→ Exercise details:
Taking the data below, please print only the lines from the line holding "Recreate this image" to the line holding "import * as", inclusive, with pictures omitted.

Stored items
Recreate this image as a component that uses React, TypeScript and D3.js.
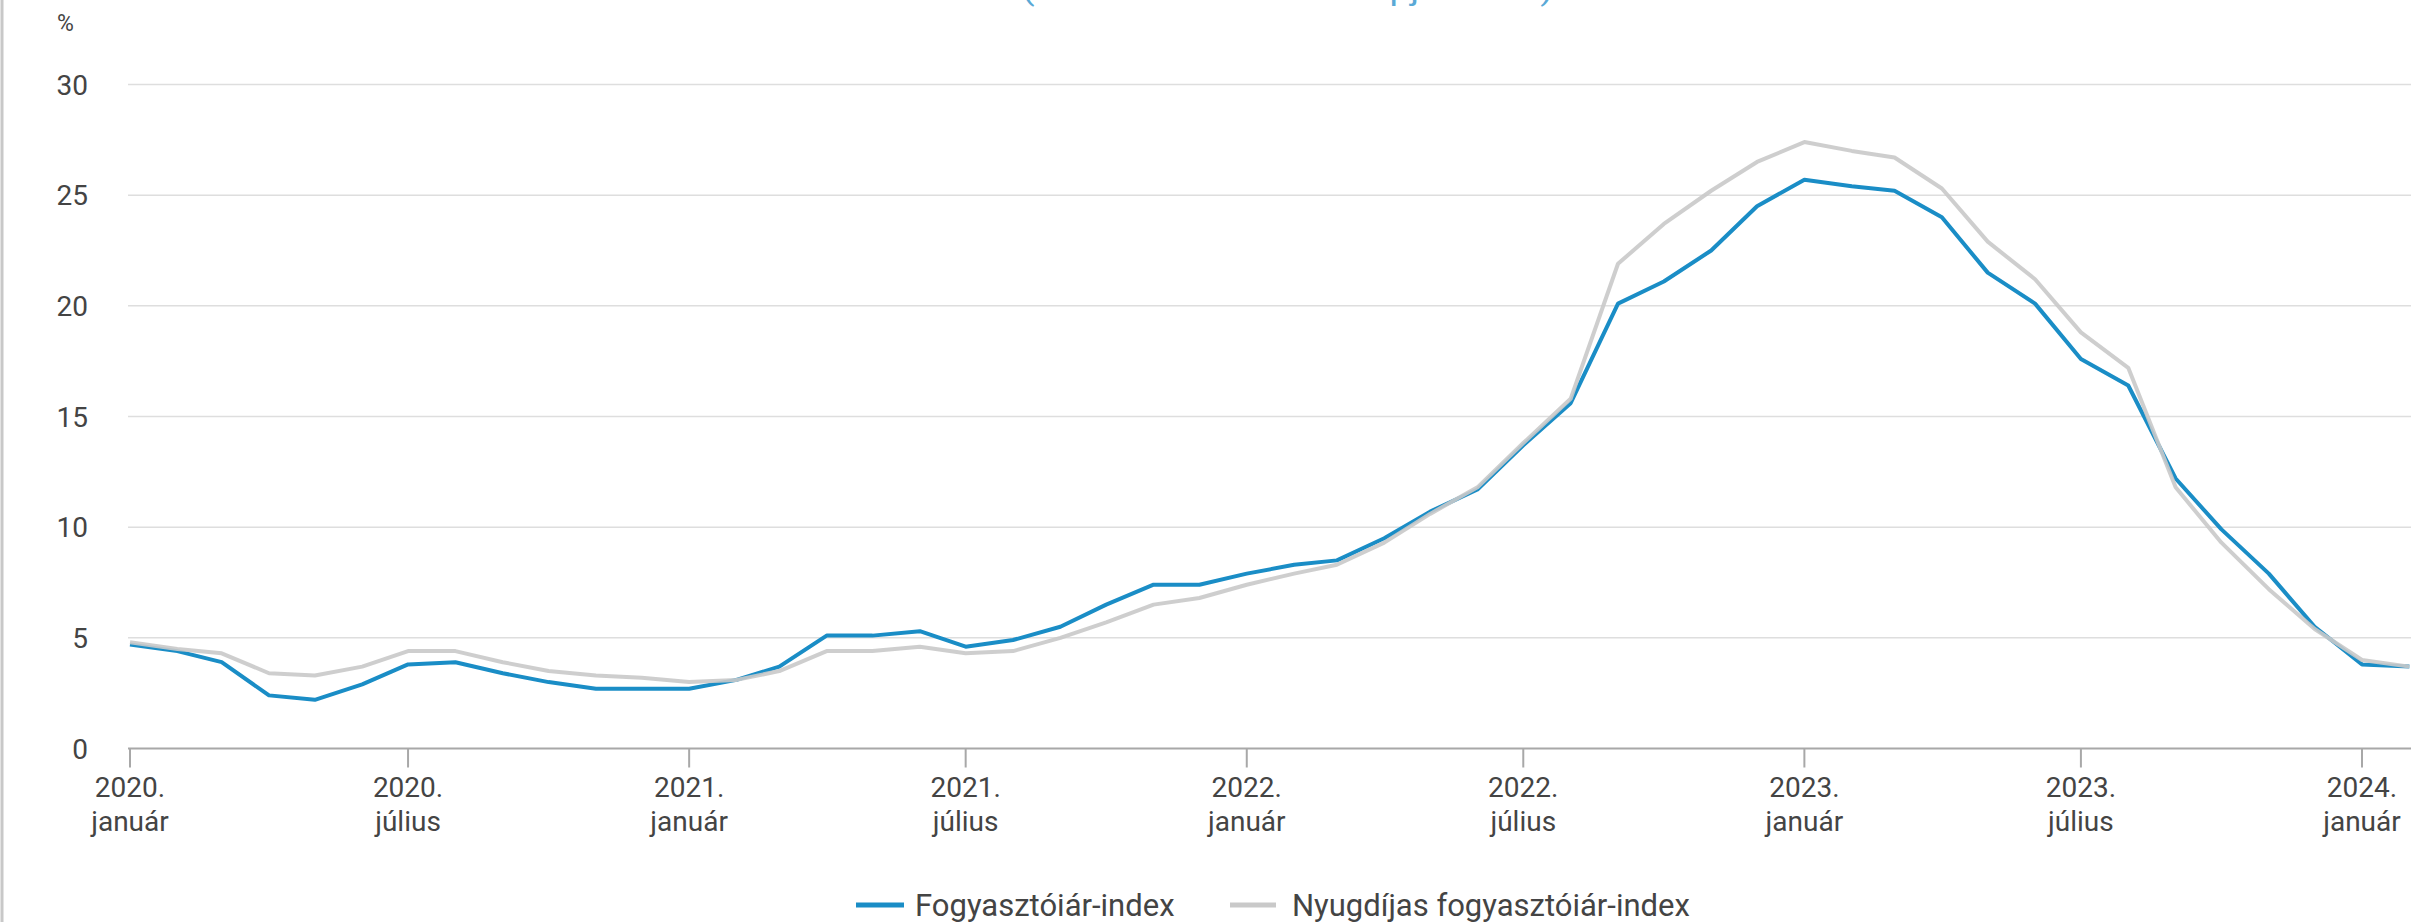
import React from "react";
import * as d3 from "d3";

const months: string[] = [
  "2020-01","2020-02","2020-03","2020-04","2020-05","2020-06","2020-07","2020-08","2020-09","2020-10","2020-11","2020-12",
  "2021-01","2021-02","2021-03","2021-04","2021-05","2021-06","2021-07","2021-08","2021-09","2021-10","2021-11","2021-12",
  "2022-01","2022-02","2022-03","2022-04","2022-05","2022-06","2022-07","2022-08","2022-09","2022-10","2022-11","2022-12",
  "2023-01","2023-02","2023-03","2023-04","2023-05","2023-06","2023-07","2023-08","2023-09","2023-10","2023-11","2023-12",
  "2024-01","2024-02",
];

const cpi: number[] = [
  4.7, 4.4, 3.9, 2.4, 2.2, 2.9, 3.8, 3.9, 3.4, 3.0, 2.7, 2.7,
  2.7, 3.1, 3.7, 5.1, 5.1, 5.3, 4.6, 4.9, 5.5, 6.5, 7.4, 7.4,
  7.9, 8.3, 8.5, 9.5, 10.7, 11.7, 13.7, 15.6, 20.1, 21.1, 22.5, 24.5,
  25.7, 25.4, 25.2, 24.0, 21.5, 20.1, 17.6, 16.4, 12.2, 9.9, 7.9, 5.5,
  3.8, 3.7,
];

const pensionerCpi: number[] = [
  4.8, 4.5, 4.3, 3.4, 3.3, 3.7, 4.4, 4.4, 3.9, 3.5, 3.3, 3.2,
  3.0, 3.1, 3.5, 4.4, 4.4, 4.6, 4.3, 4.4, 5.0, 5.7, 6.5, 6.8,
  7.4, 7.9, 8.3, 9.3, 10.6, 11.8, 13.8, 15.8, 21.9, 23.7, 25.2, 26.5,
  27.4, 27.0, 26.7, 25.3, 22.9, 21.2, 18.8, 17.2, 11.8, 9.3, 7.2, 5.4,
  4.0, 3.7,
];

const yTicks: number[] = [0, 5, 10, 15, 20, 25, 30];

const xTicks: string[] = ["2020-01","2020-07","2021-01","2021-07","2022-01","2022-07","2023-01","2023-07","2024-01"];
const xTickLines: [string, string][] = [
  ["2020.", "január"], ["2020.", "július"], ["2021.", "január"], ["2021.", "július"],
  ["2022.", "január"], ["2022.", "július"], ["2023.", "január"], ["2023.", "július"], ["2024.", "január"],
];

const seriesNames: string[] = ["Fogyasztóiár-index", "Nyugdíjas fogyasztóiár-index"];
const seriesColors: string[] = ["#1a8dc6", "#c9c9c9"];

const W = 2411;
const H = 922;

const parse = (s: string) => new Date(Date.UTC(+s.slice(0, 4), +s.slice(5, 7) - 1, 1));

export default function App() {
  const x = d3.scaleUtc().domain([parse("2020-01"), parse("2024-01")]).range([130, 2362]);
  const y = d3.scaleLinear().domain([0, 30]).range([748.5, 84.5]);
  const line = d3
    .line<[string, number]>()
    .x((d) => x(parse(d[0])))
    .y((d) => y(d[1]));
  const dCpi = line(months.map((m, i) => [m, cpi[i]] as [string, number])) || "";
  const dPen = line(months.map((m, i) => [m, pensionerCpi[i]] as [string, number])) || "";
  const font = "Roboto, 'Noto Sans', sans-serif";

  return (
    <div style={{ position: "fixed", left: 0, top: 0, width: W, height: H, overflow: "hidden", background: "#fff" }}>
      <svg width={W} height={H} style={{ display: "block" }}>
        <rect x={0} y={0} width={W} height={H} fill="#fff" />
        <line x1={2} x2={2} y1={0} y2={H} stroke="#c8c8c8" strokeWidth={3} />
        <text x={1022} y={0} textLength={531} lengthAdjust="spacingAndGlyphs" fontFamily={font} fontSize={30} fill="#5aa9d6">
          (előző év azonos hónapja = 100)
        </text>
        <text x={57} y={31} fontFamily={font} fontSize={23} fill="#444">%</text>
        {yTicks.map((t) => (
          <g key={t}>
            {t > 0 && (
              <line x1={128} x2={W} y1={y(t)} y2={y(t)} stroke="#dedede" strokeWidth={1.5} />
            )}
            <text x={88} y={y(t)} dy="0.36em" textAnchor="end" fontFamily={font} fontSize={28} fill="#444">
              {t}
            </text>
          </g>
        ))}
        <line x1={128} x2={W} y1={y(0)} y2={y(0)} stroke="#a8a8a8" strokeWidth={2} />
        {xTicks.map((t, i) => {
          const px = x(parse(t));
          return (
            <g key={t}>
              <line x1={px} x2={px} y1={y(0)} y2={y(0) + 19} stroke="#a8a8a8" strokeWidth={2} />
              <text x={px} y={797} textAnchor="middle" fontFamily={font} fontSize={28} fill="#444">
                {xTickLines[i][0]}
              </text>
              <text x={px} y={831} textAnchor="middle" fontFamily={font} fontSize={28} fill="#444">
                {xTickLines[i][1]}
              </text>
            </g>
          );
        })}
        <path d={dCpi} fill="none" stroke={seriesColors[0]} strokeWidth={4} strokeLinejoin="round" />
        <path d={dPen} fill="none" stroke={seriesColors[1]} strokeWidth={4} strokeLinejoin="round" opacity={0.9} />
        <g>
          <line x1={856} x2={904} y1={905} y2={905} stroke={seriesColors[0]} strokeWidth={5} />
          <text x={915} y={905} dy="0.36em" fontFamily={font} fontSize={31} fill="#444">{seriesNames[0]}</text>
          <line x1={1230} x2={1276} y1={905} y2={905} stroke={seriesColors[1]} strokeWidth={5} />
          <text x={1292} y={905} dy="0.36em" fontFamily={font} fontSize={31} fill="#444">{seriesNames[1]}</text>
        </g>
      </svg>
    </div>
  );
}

==

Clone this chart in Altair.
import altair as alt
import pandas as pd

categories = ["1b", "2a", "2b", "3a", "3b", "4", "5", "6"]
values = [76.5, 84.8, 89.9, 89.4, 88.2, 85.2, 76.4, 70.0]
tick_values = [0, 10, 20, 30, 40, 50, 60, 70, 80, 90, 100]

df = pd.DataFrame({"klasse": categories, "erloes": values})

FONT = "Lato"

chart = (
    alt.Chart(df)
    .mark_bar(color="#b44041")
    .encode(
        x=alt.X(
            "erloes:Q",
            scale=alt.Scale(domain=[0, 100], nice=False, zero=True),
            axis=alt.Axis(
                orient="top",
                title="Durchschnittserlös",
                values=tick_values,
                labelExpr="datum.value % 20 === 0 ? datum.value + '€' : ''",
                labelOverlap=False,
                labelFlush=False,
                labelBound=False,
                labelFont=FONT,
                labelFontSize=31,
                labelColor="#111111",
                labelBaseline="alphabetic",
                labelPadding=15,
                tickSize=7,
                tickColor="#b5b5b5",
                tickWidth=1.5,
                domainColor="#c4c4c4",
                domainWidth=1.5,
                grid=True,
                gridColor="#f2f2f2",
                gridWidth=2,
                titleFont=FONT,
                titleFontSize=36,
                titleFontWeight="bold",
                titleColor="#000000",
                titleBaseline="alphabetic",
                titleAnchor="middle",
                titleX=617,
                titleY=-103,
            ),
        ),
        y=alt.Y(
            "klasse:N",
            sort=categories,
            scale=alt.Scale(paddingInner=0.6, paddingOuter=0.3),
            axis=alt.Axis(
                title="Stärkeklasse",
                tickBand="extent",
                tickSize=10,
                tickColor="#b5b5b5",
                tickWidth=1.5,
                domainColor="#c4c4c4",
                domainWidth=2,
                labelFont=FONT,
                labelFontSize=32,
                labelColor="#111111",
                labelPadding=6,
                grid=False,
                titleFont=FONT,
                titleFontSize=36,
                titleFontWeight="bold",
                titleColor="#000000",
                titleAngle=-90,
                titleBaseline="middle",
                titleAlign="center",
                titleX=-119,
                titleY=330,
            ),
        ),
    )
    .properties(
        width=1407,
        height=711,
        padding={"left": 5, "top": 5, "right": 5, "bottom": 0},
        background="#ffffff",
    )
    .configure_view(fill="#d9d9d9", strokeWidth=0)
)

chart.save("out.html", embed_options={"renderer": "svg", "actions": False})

→ The completed task:
Recreate this image as a component that uses React, TypeScript and D3.js.
import React from "react";
import * as d3 from "d3";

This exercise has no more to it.